◆ What you are asked to do
Output the lines of the records from the one containing "Convert this chart to matplotlib code." through the last, both ends included. Leave pictures out.

◆ The input
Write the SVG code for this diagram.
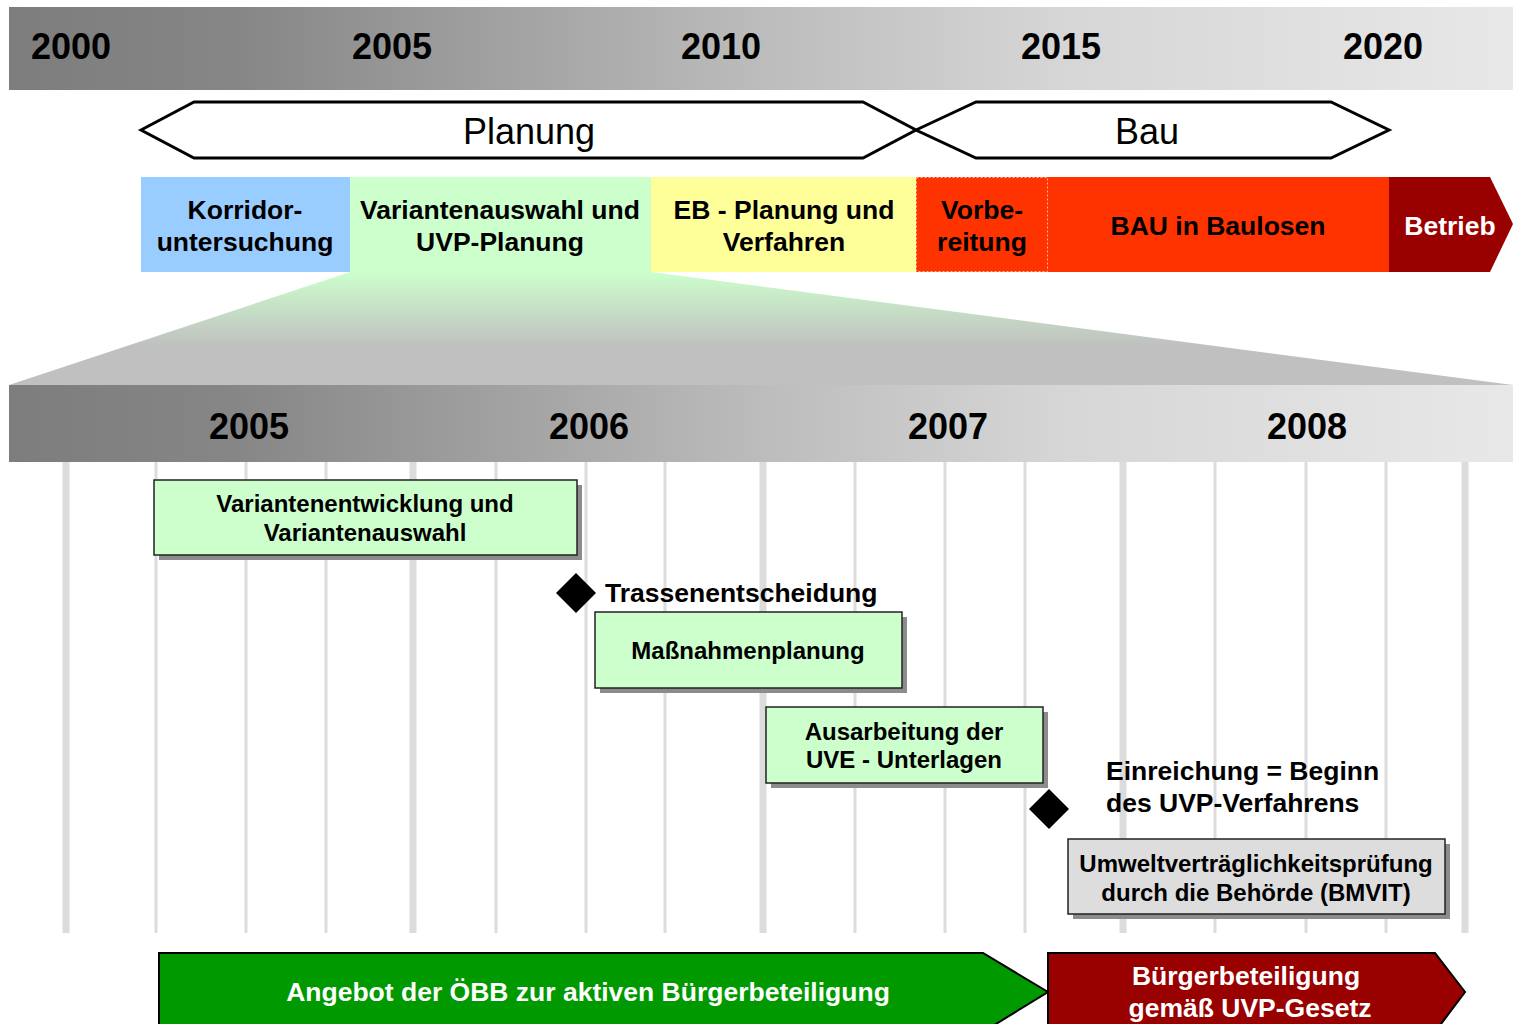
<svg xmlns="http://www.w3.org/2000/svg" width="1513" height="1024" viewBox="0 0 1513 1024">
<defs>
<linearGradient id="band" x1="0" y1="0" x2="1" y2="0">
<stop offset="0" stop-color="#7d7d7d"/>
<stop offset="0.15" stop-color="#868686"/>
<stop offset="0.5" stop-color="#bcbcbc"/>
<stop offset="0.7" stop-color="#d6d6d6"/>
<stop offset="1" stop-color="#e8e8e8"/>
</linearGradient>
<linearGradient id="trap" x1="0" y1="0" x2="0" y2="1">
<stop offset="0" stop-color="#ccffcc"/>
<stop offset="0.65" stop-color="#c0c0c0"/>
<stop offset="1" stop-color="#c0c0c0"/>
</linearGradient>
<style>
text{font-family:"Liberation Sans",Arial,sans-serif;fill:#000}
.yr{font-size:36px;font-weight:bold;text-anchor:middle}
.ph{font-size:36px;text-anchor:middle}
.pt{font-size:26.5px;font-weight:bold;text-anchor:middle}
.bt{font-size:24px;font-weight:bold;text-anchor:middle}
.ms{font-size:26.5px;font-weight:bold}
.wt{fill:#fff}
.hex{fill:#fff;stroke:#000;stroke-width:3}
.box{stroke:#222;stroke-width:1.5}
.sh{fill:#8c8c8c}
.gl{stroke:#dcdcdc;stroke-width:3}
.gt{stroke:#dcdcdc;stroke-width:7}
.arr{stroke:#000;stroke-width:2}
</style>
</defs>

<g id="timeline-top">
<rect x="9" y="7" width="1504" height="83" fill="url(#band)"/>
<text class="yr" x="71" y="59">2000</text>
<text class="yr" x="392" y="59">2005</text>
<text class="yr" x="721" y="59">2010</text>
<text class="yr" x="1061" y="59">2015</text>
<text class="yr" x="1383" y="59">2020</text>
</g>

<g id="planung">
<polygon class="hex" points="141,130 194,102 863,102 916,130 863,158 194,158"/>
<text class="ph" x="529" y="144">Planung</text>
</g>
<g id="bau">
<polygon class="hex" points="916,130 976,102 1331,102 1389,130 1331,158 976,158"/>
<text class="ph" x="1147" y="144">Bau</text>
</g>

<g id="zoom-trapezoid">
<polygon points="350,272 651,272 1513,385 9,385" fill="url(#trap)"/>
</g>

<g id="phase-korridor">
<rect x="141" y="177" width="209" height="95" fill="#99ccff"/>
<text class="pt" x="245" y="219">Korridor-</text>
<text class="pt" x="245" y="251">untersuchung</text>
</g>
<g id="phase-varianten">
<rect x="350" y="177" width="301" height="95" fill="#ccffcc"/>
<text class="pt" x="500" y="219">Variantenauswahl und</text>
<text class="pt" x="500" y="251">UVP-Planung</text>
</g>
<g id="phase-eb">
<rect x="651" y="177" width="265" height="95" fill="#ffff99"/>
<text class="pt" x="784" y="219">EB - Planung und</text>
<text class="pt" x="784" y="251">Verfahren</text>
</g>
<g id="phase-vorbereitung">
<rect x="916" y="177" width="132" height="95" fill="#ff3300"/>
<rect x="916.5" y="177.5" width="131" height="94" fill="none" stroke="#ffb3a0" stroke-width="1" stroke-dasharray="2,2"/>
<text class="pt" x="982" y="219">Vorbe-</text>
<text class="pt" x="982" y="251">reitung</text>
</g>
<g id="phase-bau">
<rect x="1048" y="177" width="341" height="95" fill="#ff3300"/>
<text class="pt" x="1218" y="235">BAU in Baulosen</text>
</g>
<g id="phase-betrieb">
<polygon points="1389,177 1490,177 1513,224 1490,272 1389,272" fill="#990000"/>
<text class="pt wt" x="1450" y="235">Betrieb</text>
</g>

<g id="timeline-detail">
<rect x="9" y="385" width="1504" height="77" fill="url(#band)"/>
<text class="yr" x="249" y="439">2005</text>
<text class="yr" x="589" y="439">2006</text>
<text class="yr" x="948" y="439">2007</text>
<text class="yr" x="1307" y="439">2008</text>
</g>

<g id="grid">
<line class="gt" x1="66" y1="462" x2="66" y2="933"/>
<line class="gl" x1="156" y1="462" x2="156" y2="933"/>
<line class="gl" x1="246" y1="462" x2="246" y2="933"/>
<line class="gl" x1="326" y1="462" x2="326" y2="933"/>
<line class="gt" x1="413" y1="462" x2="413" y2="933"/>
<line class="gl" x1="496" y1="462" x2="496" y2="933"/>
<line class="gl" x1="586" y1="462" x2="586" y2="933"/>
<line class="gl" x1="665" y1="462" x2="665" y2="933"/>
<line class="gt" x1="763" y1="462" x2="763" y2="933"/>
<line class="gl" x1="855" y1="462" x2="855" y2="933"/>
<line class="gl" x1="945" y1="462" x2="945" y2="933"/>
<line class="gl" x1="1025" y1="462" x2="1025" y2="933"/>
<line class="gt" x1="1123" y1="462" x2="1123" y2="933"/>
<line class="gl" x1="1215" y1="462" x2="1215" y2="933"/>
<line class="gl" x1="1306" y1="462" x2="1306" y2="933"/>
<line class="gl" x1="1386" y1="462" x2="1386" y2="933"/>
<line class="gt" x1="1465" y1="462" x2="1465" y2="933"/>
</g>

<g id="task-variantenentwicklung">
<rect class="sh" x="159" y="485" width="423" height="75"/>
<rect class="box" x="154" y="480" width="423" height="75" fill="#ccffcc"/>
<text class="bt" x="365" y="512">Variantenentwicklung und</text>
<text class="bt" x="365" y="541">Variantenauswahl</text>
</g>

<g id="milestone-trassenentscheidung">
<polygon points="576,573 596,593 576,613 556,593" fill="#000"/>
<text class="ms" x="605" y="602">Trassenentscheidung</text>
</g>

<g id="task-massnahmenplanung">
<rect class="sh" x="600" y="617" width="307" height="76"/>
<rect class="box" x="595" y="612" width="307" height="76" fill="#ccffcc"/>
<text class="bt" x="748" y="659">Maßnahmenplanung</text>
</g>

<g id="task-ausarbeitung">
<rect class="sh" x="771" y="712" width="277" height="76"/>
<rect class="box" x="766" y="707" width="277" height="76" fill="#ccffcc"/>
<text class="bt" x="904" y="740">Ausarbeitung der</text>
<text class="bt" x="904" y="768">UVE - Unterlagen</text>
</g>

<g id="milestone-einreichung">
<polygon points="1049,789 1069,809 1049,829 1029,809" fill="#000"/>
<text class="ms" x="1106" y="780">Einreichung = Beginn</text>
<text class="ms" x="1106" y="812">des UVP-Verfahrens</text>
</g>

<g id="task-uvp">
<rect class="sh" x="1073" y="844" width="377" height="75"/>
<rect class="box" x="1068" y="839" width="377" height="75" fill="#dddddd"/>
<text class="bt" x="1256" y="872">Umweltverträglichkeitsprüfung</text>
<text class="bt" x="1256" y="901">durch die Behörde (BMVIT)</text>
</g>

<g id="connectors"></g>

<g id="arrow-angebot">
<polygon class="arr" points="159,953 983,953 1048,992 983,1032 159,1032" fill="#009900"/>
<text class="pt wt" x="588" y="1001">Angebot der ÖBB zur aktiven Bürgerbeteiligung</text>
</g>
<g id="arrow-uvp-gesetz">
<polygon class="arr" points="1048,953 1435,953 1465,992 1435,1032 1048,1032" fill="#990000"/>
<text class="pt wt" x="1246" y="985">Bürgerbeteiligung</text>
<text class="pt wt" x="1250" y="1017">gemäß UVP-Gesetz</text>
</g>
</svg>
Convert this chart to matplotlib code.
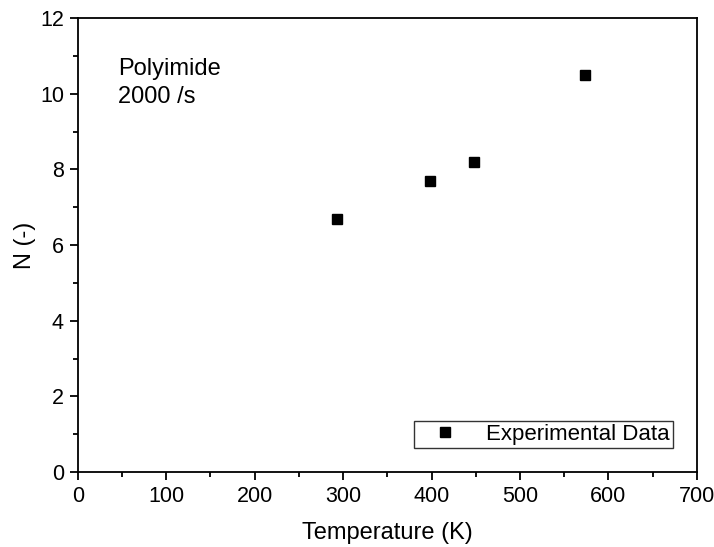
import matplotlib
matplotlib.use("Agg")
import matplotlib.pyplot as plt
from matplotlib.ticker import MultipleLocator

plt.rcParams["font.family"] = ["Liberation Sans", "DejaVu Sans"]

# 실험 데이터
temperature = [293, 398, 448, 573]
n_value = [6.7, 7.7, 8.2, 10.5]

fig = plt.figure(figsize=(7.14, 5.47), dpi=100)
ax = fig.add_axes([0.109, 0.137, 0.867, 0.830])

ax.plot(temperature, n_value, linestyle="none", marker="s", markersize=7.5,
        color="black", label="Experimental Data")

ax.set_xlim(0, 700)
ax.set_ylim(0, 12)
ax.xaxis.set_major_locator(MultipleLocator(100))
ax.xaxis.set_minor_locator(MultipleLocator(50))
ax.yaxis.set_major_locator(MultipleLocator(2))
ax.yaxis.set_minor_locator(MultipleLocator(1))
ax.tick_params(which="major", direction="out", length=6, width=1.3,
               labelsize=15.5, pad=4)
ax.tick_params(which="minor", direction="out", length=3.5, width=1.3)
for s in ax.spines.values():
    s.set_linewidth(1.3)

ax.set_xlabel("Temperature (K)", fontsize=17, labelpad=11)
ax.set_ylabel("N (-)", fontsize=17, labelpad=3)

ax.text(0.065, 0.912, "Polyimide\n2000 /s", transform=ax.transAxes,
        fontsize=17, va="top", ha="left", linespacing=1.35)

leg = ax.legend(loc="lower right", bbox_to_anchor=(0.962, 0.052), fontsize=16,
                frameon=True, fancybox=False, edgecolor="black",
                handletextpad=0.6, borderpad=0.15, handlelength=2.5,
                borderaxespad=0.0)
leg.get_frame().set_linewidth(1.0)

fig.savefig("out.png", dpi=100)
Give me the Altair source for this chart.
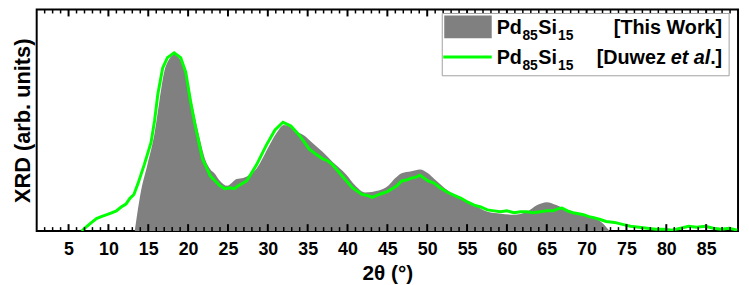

◆ Response to this exercise
Convert this chart to matplotlib code.
import matplotlib
matplotlib.use("Agg")
import matplotlib.pyplot as plt
from matplotlib.ticker import MultipleLocator

plt.rcParams["font.family"] = ["Liberation Sans", "DejaVu Sans"]

# 실험 데이터
temperature = [293, 398, 448, 573]
n_value = [6.7, 7.7, 8.2, 10.5]

fig = plt.figure(figsize=(7.14, 5.47), dpi=100)
ax = fig.add_axes([0.109, 0.137, 0.867, 0.830])

ax.plot(temperature, n_value, linestyle="none", marker="s", markersize=7.5,
        color="black", label="Experimental Data")

ax.set_xlim(0, 700)
ax.set_ylim(0, 12)
ax.xaxis.set_major_locator(MultipleLocator(100))
ax.xaxis.set_minor_locator(MultipleLocator(50))
ax.yaxis.set_major_locator(MultipleLocator(2))
ax.yaxis.set_minor_locator(MultipleLocator(1))
ax.tick_params(which="major", direction="out", length=6, width=1.3,
               labelsize=15.5, pad=4)
ax.tick_params(which="minor", direction="out", length=3.5, width=1.3)
for s in ax.spines.values():
    s.set_linewidth(1.3)

ax.set_xlabel("Temperature (K)", fontsize=17, labelpad=11)
ax.set_ylabel("N (-)", fontsize=17, labelpad=3)

ax.text(0.065, 0.912, "Polyimide\n2000 /s", transform=ax.transAxes,
        fontsize=17, va="top", ha="left", linespacing=1.35)

leg = ax.legend(loc="lower right", bbox_to_anchor=(0.962, 0.052), fontsize=16,
                frameon=True, fancybox=False, edgecolor="black",
                handletextpad=0.6, borderpad=0.15, handlelength=2.5,
                borderaxespad=0.0)
leg.get_frame().set_linewidth(1.0)

fig.savefig("out.png", dpi=100)
Give me the Altair source for this chart.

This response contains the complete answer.